● **GIVEN EXERCISE**
Quote the listing below in full and exactly as written, but omit every picture.

● **RECORDED DATA**
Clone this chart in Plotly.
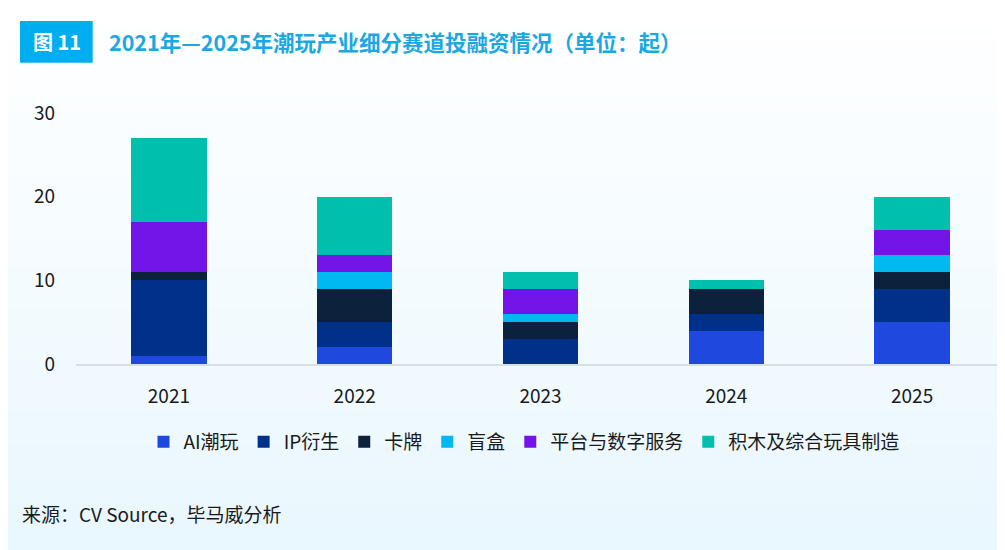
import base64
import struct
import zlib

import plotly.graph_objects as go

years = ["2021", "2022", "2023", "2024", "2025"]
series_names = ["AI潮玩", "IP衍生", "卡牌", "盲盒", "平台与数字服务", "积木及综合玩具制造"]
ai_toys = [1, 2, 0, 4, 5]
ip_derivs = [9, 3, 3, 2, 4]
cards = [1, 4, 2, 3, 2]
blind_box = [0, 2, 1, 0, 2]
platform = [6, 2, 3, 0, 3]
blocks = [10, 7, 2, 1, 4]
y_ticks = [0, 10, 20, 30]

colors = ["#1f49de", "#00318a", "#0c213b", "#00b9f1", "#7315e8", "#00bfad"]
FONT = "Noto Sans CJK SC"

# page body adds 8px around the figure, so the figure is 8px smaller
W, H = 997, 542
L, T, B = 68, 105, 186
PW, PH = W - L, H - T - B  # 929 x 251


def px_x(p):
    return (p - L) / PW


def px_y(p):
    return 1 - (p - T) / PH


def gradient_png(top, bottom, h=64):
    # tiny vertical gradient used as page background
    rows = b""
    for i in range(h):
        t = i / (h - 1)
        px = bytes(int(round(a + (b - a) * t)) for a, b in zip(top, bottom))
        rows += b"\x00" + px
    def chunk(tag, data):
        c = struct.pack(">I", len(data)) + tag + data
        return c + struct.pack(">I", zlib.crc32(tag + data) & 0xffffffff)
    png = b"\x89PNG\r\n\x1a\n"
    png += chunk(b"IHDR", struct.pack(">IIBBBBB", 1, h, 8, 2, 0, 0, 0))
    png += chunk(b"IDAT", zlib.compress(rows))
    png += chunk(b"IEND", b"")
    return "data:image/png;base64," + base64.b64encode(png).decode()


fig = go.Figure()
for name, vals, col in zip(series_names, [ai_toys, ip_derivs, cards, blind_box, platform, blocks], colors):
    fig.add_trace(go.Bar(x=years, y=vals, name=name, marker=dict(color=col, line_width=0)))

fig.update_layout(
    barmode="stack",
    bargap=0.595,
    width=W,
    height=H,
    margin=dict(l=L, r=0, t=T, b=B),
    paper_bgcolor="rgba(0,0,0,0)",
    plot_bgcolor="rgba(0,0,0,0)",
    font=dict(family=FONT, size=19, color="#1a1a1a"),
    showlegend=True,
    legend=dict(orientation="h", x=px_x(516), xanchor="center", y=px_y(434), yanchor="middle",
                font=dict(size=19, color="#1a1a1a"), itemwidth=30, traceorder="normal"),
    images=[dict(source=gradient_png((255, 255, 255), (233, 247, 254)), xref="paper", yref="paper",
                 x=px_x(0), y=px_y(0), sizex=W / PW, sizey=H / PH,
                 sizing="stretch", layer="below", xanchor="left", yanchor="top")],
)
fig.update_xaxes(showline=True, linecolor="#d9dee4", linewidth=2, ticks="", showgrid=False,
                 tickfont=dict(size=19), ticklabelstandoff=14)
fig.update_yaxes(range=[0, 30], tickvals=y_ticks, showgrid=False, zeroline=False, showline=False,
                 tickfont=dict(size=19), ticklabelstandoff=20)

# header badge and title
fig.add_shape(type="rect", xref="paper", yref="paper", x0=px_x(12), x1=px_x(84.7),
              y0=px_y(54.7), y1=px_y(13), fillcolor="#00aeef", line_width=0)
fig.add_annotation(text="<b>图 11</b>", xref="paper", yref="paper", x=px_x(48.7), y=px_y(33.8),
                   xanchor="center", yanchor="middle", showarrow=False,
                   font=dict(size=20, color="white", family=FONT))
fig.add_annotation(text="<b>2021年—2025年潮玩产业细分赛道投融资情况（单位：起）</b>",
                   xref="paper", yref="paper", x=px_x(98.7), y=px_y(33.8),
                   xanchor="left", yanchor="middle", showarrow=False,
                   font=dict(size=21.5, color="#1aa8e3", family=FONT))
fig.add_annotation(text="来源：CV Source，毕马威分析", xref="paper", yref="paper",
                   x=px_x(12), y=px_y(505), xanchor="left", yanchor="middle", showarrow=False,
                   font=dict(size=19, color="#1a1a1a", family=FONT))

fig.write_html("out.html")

● **TASK ANSWER**
Clone this chart in Plotly.
import base64
import struct
import zlib

import plotly.graph_objects as go

years = ["2021", "2022", "2023", "2024", "2025"]
series_names = ["AI潮玩", "IP衍生", "卡牌", "盲盒", "平台与数字服务", "积木及综合玩具制造"]
ai_toys = [1, 2, 0, 4, 5]
ip_derivs = [9, 3, 3, 2, 4]
cards = [1, 4, 2, 3, 2]
blind_box = [0, 2, 1, 0, 2]
platform = [6, 2, 3, 0, 3]
blocks = [10, 7, 2, 1, 4]
y_ticks = [0, 10, 20, 30]

colors = ["#1f49de", "#00318a", "#0c213b", "#00b9f1", "#7315e8", "#00bfad"]
FONT = "Noto Sans CJK SC"

# page body adds 8px around the figure, so the figure is 8px smaller
W, H = 997, 542
L, T, B = 68, 105, 186
PW, PH = W - L, H - T - B  # 929 x 251


def px_x(p):
    return (p - L) / PW


def px_y(p):
    return 1 - (p - T) / PH


def gradient_png(top, bottom, h=64):
    # tiny vertical gradient used as page background
    rows = b""
    for i in range(h):
        t = i / (h - 1)
        px = bytes(int(round(a + (b - a) * t)) for a, b in zip(top, bottom))
        rows += b"\x00" + px
    def chunk(tag, data):
        c = struct.pack(">I", len(data)) + tag + data
        return c + struct.pack(">I", zlib.crc32(tag + data) & 0xffffffff)
    png = b"\x89PNG\r\n\x1a\n"
    png += chunk(b"IHDR", struct.pack(">IIBBBBB", 1, h, 8, 2, 0, 0, 0))
    png += chunk(b"IDAT", zlib.compress(rows))
    png += chunk(b"IEND", b"")
    return "data:image/png;base64," + base64.b64encode(png).decode()


fig = go.Figure()
for name, vals, col in zip(series_names, [ai_toys, ip_derivs, cards, blind_box, platform, blocks], colors):
    fig.add_trace(go.Bar(x=years, y=vals, name=name, marker=dict(color=col, line_width=0)))

fig.update_layout(
    barmode="stack",
    bargap=0.595,
    width=W,
    height=H,
    margin=dict(l=L, r=0, t=T, b=B),
    paper_bgcolor="rgba(0,0,0,0)",
    plot_bgcolor="rgba(0,0,0,0)",
    font=dict(family=FONT, size=19, color="#1a1a1a"),
    showlegend=True,
    legend=dict(orientation="h", x=px_x(516), xanchor="center", y=px_y(434), yanchor="middle",
                font=dict(size=19, color="#1a1a1a"), itemwidth=30, traceorder="normal"),
    images=[dict(source=gradient_png((255, 255, 255), (233, 247, 254)), xref="paper", yref="paper",
                 x=px_x(0), y=px_y(0), sizex=W / PW, sizey=H / PH,
                 sizing="stretch", layer="below", xanchor="left", yanchor="top")],
)
fig.update_xaxes(showline=True, linecolor="#d9dee4", linewidth=2, ticks="", showgrid=False,
                 tickfont=dict(size=19), ticklabelstandoff=14)
fig.update_yaxes(range=[0, 30], tickvals=y_ticks, showgrid=False, zeroline=False, showline=False,
                 tickfont=dict(size=19), ticklabelstandoff=20)

# header badge and title
fig.add_shape(type="rect", xref="paper", yref="paper", x0=px_x(12), x1=px_x(84.7),
              y0=px_y(54.7), y1=px_y(13), fillcolor="#00aeef", line_width=0)
fig.add_annotation(text="<b>图 11</b>", xref="paper", yref="paper", x=px_x(48.7), y=px_y(33.8),
                   xanchor="center", yanchor="middle", showarrow=False,
                   font=dict(size=20, color="white", family=FONT))
fig.add_annotation(text="<b>2021年—2025年潮玩产业细分赛道投融资情况（单位：起）</b>",
                   xref="paper", yref="paper", x=px_x(98.7), y=px_y(33.8),
                   xanchor="left", yanchor="middle", showarrow=False,
                   font=dict(size=21.5, color="#1aa8e3", family=FONT))
fig.add_annotation(text="来源：CV Source，毕马威分析", xref="paper", yref="paper",
                   x=px_x(12), y=px_y(505), xanchor="left", yanchor="middle", showarrow=False,
                   font=dict(size=19, color="#1a1a1a", family=FONT))

fig.write_html("out.html")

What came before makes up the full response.